Wednesday, May 3rd 2023, 6:00AM
by Russell Hutchinson
The first is the worsening economic picture. Rising interest rates are a tool used to squeeze inefficient spending and lending from the economy ‘until something breaks,’ as economists say.
Which sounds fine at the level of macroeconomics, but the impact on people and households can sometimes be a lot of personal pain.
That is often associated with a rise in income protection claims, or a lengthening of claims as economic conditions make a rapid return to the workplace more difficult.
Deferred diagnosis and treatment plays a part. This can be because of capacity constraints, like what has been reported about the Southern District Health Board’s challenges in delivering timely specialist consultations for patients with cancer.
Deferred diagnosis challenges are still being found as a backlog in screening has been cleared post Covid-19 control measures being eased.
Some health insurers are already disclosing higher claims costs than forecast as treatment deferred during restrictions is picking up since the start of this year. In the medium term these claims can go beyond health insurance to trauma and income cover claims.
Mental health claims seem likely to rise as we continue to see reports that mental health services are under pressure. For example, in the following article, Starship Children’s hospital reports a rise in self-harm since the pandemic.
As economic conditions become tougher (rising inflation, rising mortgage rates) then we can expect to see more of this.
More detailed work has been done by Swiss Re to assess the role of mental health in claims trends internationally. See this paper, in particular, which identifies the rising role of mental health in total claims, and also explores the impacts of Covid-19 control measures.
The Swiss Re report details a complex picture which shows that some expected changes were not realised, for example, higher suicide rates were predicted for the pandemic, but these have so far been avoided.
In Australia and New Zealand, the suicide rate decreased 6.2%. This is in sharp contrast to suicide rates in Japan, which also declined early in the pandemic, but then increased sharply later – it is possible we will see that rise come if it tends to lag the other indicators above.
At the same time, alcohol-related deaths in Australia increased, and expenditure on alcohol in both Australia and New Zealand increased significantly.
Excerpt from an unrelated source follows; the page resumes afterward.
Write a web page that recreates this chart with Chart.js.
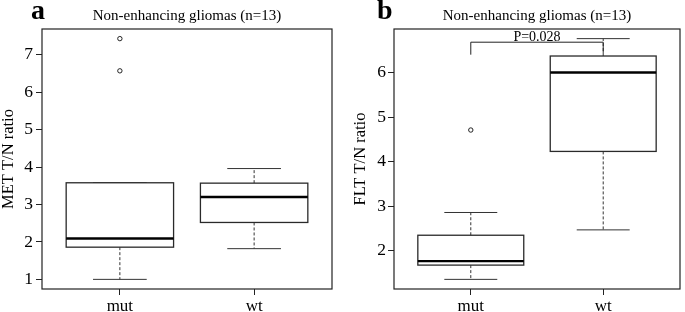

Economic factors are identified as a concern alongside the note that the effects of the pandemic and associated control measures were felt very differently depending on the nature of employment. As with the experience in New Zealand, Swiss Re found a sharp increase in the number of young people with mental health problems.
Lastly, with plenty of Covid-19 infections expected this winter, there could be more claims for long-Covid emerging over the coming year.